DEAR SIR.- A majority of your college, as well as a good proportion of Harvard, seem to be opposed to a dual league, as matters now stand. But will not all be in favor of proposing to Princeton a close triple league, and accompanying this proposition with the definite threat of a dual league in case they decline. And of course Princeton would not decline. For they are especially sensitive about being classed among secondary colleges.
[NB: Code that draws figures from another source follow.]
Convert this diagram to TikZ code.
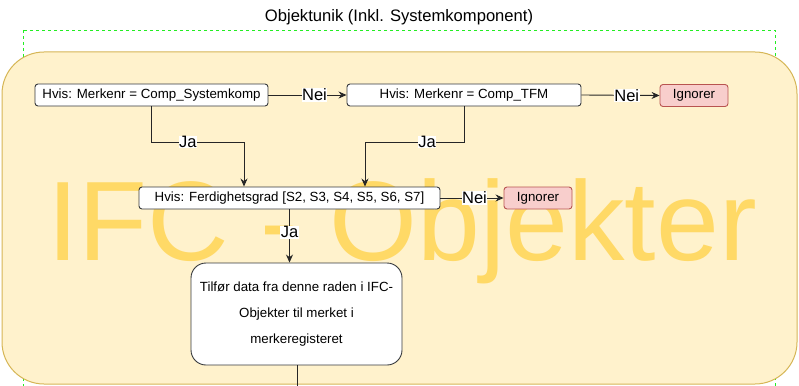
\documentclass[tikz,border=0pt]{standalone}
\usepackage{fontspec}
\setmainfont{Liberation Sans}
\usetikzlibrary{arrows.meta,calc}
\definecolor{yfill}{HTML}{FFF2CC}
\definecolor{ydraw}{HTML}{D6B656}
\definecolor{wmark}{HTML}{FFD966}
\definecolor{rfill}{HTML}{F8CECC}
\definecolor{rdraw}{HTML}{B85450}
\definecolor{gline}{HTML}{22EE22}
\definecolor{bline}{HTML}{36393D}
\tikzset{
  boxtxt/.style={font=\fontsize{13.3}{16}\selectfont},
  condbox/.style={boxtxt, draw=bline, fill=white, line width=0.9pt, rounded corners=3pt, inner sep=0pt},
  ignbox/.style={boxtxt, draw=rdraw, fill=rfill, line width=0.9pt, rounded corners=3pt, inner sep=0pt, minimum width=68pt, minimum height=22pt},
  conn/.style={draw=black!85, line width=0.9pt},
  arr/.style={conn, -{Stealth[length=8pt,width=7pt]}},
  elabel/.style={fill=white, inner sep=0.5pt, font=\fontsize{16.5}{18}\selectfont},
}
\begin{document}
\begin{tikzpicture}[x=1pt,y=-1pt]
\useasboundingbox (0,0) rectangle (799,385);
\clip (0,0) rectangle (799,385);
% outer dashed group
\node[font=\fontsize{16.6}{19}\selectfont] (title) at (399,17) {Objektunik (Inkl. Systemkomponent)};
\draw[gline, dashed, dash pattern=on 3pt off 3pt, line width=0.9pt] (23,30) rectangle (775,420);
% yellow container
\draw[fill=yfill, draw=ydraw, line width=1pt, rounded corners=42pt] (2,52) rectangle (797,384);
\node[text=wmark, font=\fontsize{113}{120}\selectfont, anchor=base, inner sep=0pt] (wm) at (402,260) {IFC - Objekter};
% nodes
\node[condbox, minimum width=233pt, minimum height=22pt] (n1) at (151.5,95) {Hvis: Merkenr = Comp\_Systemkomp};
\node[condbox, minimum width=234pt, minimum height=22pt] (n2) at (464,95) {Hvis: Merkenr = Comp\_TFM};
\node[ignbox] (i1) at (694,95.5) {Ignorer};
\node[condbox, minimum width=301pt, minimum height=22pt] (n3) at (289.5,198) {Hvis: Ferdighetsgrad [S2, S3, S4, S5, S6, S7]};
\node[ignbox] (i2) at (538,198) {Ignorer};
\node[condbox, rounded corners=15pt, minimum width=211pt, minimum height=102pt, align=center, font=\fontsize{13.3}{25.7}\selectfont] (n4) at (296.5,314) {Tilfør data fra denne raden i IFC-\\Objekter til merket i\\merkeregisteret};
% bend coordinates
\coordinate (b1) at (244,142);
\coordinate (b2) at (365,142);
\coordinate (out) at (297,400);
% connectors
\draw[arr] (n1.east) -- node[elabel, pos=0.59] {Nei} (n2.west);
\draw[arr] (n2.east) -- node[elabel, pos=0.58] {Nei} (i1.west);
\draw[arr] (n3.east) -- node[elabel, pos=0.54] {Nei} (i2.west);
\draw[arr] (n1.south) |- node[elabel, pos=0.696] {Ja} (b1) -- (b1 |- n3.north);
\draw[arr] (n2.south) |- node[elabel, pos=0.687] {Ja} (b2) -- (b2 |- n3.north);
\draw[arr] (n3.south) -- node[elabel, pos=0.43] {Ja} (n3.south |- n4.north);
\draw[conn] (n4.south -| out) -- (out);
\end{tikzpicture}
\end{document}
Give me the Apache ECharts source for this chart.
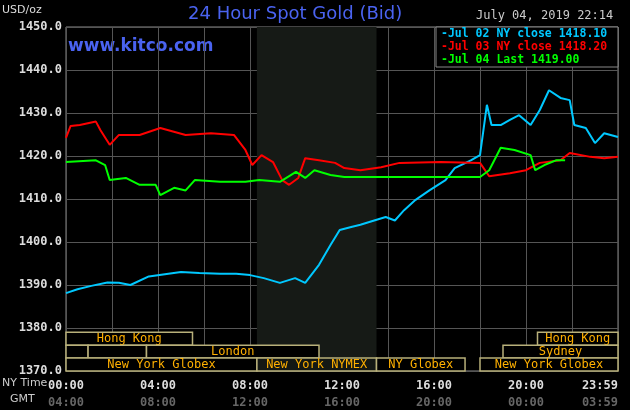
<!DOCTYPE html>
<html><head><meta charset="utf-8">
<script src="https://cdn.jsdelivr.net/npm/echarts@6/dist/echarts.min.js"></script>
<style>body{margin:0;background:#000}#c{width:630px;height:410px}</style>
</head><body><div id="c"></div>
<script>
const hours = [0,4,8,12,16,20,24];
const nyLabels = ['00:00','04:00','08:00','12:00','16:00','20:00','23:59'];
const gmtLabels = ['04:00','08:00','12:00','16:00','20:00','00:00','03:59'];
const jul02 = [[0,1388.1],[0.5,1389],[1.1,1389.8],[1.8,1390.6],[2.3,1390.5],[2.8,1390.0],[3.6,1392],[4.3,1392.5],[5,1393],[5.8,1392.8],[6.7,1392.6],[7.4,1392.6],[8,1392.3],[8.6,1391.6],[9.3,1390.5],[9.96,1391.6],[10.4,1390.5],[11,1394.7],[11.5,1399.3],[11.9,1402.8],[12.4,1403.5],[12.8,1404],[13.4,1405],[13.9,1405.8],[14.3,1405],[14.7,1407.4],[15.2,1409.8],[15.8,1412],[16.5,1414.4],[16.9,1417.2],[17.6,1419],[18,1420.2],[18.3,1431.9],[18.5,1427.2],[18.9,1427.2],[19.3,1428.4],[19.7,1429.5],[20.2,1427.2],[20.6,1430.7],[21,1435.3],[21.5,1433.5],[21.9,1433],[22.1,1427.2],[22.6,1426.5],[23,1423],[23.4,1425.3],[24,1424.4]];
const jul03 = [[0,1424.2],[0.2,1427],[0.6,1427.2],[1.3,1428],[1.5,1426],[1.9,1422.6],[2.3,1424.9],[3.2,1424.9],[4.1,1426.5],[5.2,1424.9],[6.3,1425.3],[7.3,1424.9],[7.8,1421.4],[8.1,1417.9],[8.5,1420.2],[9,1418.6],[9.4,1414.4],[9.7,1413.3],[10.1,1414.9],[10.4,1419.5],[11,1419],[11.7,1418.4],[12.1,1417.2],[12.8,1416.7],[13.7,1417.4],[14.5,1418.4],[16.3,1418.6],[18,1418.4],[18.4,1415.3],[19.3,1416],[20,1416.7],[20.6,1418.4],[21.5,1419],[21.9,1420.7],[22.8,1419.8],[23.4,1419.5],[24,1419.8]];
const jul04 = [[0,1418.6],[1.3,1419],[1.7,1417.9],[1.9,1414.4],[2.6,1414.9],[3.2,1413.3],[3.9,1413.3],[4.1,1410.9],[4.7,1412.6],[5.2,1412],[5.6,1414.4],[6.7,1414],[7.8,1414],[8.4,1414.4],[9.3,1414],[10,1416.3],[10.4,1414.9],[10.8,1416.7],[11.5,1415.6],[12.1,1415.1],[18,1415.1],[18.4,1416.7],[18.9,1421.9],[19.5,1421.4],[20.2,1420.2],[20.4,1416.7],[20.8,1417.9],[21.3,1419],[21.7,1419]];
const sessions = [
 {row:0,from:0,to:5.5,name:'Hong Kong'},{row:0,from:20.5,to:24,name:'Hong Kong'},
 {row:1,from:0,to:0.96,name:''},{row:1,from:0.96,to:3.5,name:''},{row:1,from:3.5,to:11,name:'London'},{row:1,from:19,to:24,name:'Sydney'},
 {row:2,from:0,to:8.3,name:'New York Globex'},{row:2,from:8.3,to:13.5,name:'New York NYMEX'},{row:2,from:13.5,to:17.35,name:'NY Globex'},{row:2,from:18,to:24,name:'New York Globex'}
];
const rowTop = [1379,1376,1373];
const F = 'DejaVu Sans Mono';
const chart = echarts.init(document.getElementById('c'));
chart.setOption({
 backgroundColor:'#000',animation:false,
 grid:{left:66,right:12,top:27,bottom:39,show:true,borderColor:'#888',borderWidth:1,outerBoundsMode:'none',containLabel:false},
 xAxis:{type:'value',min:0,max:24,interval:2,
  axisLine:{show:false},axisTick:{show:false},
  splitLine:{lineStyle:{color:'#555',width:1}},
  axisLabel:{margin:6,fontFamily:F,fontWeight:'bold',fontSize:12,color:'#ddd',showMaxLabel:true,hideOverlap:false,alignMaxLabel:'right',
   formatter:v=>{const i=hours.indexOf(v);return i<0?'':'{a|'+nyLabels[i]+'}\n{b|'+gmtLabels[i]+'}';},
   rich:{a:{color:'#ddd',fontFamily:F,fontWeight:'bold',fontSize:12,lineHeight:17},b:{color:'#666',fontFamily:F,fontWeight:'bold',fontSize:12,lineHeight:17}}}},
 yAxis:{type:'value',min:1370,max:1450,interval:10,
  axisLine:{show:false},axisTick:{show:false},
  splitLine:{lineStyle:{color:'#555'}},
  axisLabel:{fontFamily:F,fontWeight:'bold',fontSize:12,color:'#ddd',formatter:v=>v.toFixed(1),margin:4}},
 graphic:[
  {type:'text',left:2,top:5,style:{text:'USD/oz',fill:'#ddd',font:'11px "DejaVu Sans"'}},
  {type:'text',left:188,top:5,style:{text:'24 Hour Spot Gold (Bid)',fill:'#4a63f0',font:'18px "DejaVu Sans"'}},
  {type:'text',left:68,top:38,style:{text:'www.kitco.com',fill:'#4a63f0',font:'bold 17px "DejaVu Sans"'}},
  {type:'text',left:476,top:10,style:{text:'July 04, 2019 22:14',fill:'#ccc',font:'12px "DejaVu Sans Mono"'}},
  {type:'rect',shape:{x:436,y:27,width:182,height:40},style:{fill:'#000',stroke:'#888',lineWidth:1},z:100},
  {type:'text',left:441,top:28,z:101,style:{text:'-Jul 02 NY close 1418.10',fill:'#00c8ff',font:'bold 11.5px "DejaVu Sans Mono"'}},
  {type:'text',left:441,top:41,z:101,style:{text:'-Jul 03 NY close 1418.20',fill:'#ff0000',font:'bold 11.5px "DejaVu Sans Mono"'}},
  {type:'text',left:441,top:54,z:101,style:{text:'-Jul 04 Last 1419.00',fill:'#00ff00',font:'bold 11.5px "DejaVu Sans Mono"'}},
  {type:'text',left:2,top:378,style:{text:'NY Time',fill:'#ccc',font:'11px "DejaVu Sans"'}},
  {type:'text',left:10,top:394,style:{text:'GMT',fill:'#ccc',font:'11px "DejaVu Sans"'}}
 ],
 series:[
  {type:'custom',z:1,data:sessions.map(s=>[s.from,s.to,s.row,s.name]),
   renderItem:(p,api)=>{const a=api.coord([api.value(0),rowTop[api.value(2)]]);const b=api.coord([api.value(1),rowTop[api.value(2)]-3]);
    return {type:'group',children:[
     {type:'rect',shape:{x:a[0],y:a[1],width:b[0]-a[0],height:b[1]-a[1]},style:{fill:api.value(2)===2&&api.value(0)===8.3?'#141814':'#000',stroke:'#b8b07a',lineWidth:1.5}},
     {type:'text',style:{text:api.value(3),x:(a[0]+b[0])/2,y:(a[1]+b[1])/2,align:'center',verticalAlign:'middle',fill:'#ffb000',font:'12px "DejaVu Sans Mono"'}}]};},
   markArea:{silent:true,itemStyle:{color:'#161a16'},data:[[{xAxis:8.3},{xAxis:13.5}]]}},
  {type:'line',data:jul02,showSymbol:false,lineStyle:{color:'#00c8ff',width:2},z:3},
  {type:'line',data:jul03,showSymbol:false,lineStyle:{color:'#ff0000',width:2},z:3},
  {type:'line',data:jul04,showSymbol:false,lineStyle:{color:'#00ff00',width:2},z:4}
 ]
});
</script></body></html>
I saw the Thanksgiving Day game and I am sure that if your had Bull the score would have been at the worst six to five for Princeton. And if instead of this they had been deprived of Ames, you might have won the game. Ames beat you. Now if the smaller colleges had not been in the association Ames would have been forced to a cross-examination and disqualified (see CRIMSON of this date). He would have been sent after Wagenhurst. So the presence of these smaller colleges in the association proves worse than useless. It is useless, as the scores this year and the playing of substitutes against them indicates, Mere practice games-that is what they were. But their being in the association is worse than useless, it has been harmful. Their votes in Ames' favor lost you the Thanksgiving Day game, and now their votes will prevent this needed reform as to semi-professional graduate players and graduate students "for the foot ball season only."

Why not hold a mass meeting and authorize your committee to withdraw from the present association; and to announce to Princeton that unless they do like wise and form a triple league you will at once form a dual league with Harvard. Then we shall have a triple league and can carry out these, needed reforms. And there will be nothing cowardly or undignified about it.

Princeton is a mighty good sort of a place, and they will go in for the thing once they are forced to. We have all been guilty in the past-Princeton perhaps least of all. I don't blame them so much. They found they had an unusual number of available graduates players, and they did what they think we have all been doing in persuading them to return for the foot ball season. The men are stuck there for the year, now, though!

The initiative must come from Yale. It lies with you whether this reform is put through or not.